This is how it is these days in most of Mexico, most of Nicaragua, much of El Salvador – in fact in every one of the impoverished Latin American nations where the top few have all the money and power while the people at the bottom struggle desperately to survive. Here’s travel authority Rick Steves talking about it:
The saddest thing about visiting Managua and San Salvador is experiencing the fear caused by the violence that comes with extreme poverty in a big city. Every major hotel and nearly every business has an armed guard. It's unwise to walk around after dark, especially with a big camera. While you're unlikely to be hurt, the risk is that groups of young thugs might just rob you at knifepoint. I found that, rather than whole safe neighborhoods, there were mostly small islands of safety around malls and fancy hotels. A wealthy tourist (and nearly all tourists here are wealthy, in relative terms) happily pays triple for a taxi that works with the hotels so you know you're safe. You generally hop from one safe zone to another by cab.
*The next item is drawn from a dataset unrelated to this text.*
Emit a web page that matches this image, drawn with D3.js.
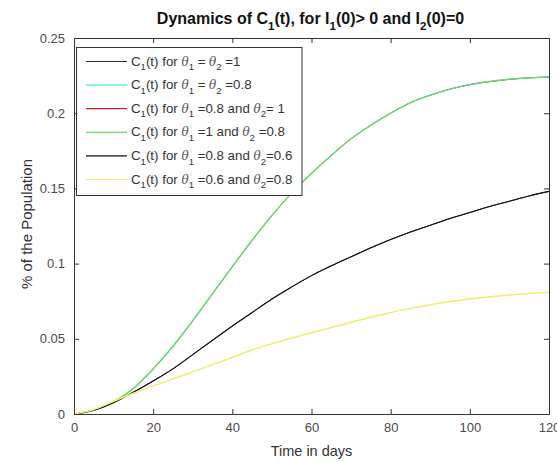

The future of super wealth in this country will be a future filled with fear of kidnapping. Fear that gangsters will surround your car and shoot your driver, drag you into a truck, chop off your thumb and send it to your family to show that they are truly sincere about wanting all the cash your relatives can put their hands on.
If it's not you who gets kidnapped, then it will be your son. Or your daughter. Or your wife.
Believe me, the “kidnapping tax” rate will be higher than any income tax that any Democrat has ever called for.
Depressing. But we're not too far out from this here in the US. The problem with class wars is that eventually they always turn into wars of attrition, and one side always has the advantage in sheer numbers. You can only keep the plebes fighting amongst themselves for so long before they realize that there's nothing left to fight over. Literally.
And that's when the pitchforks come out.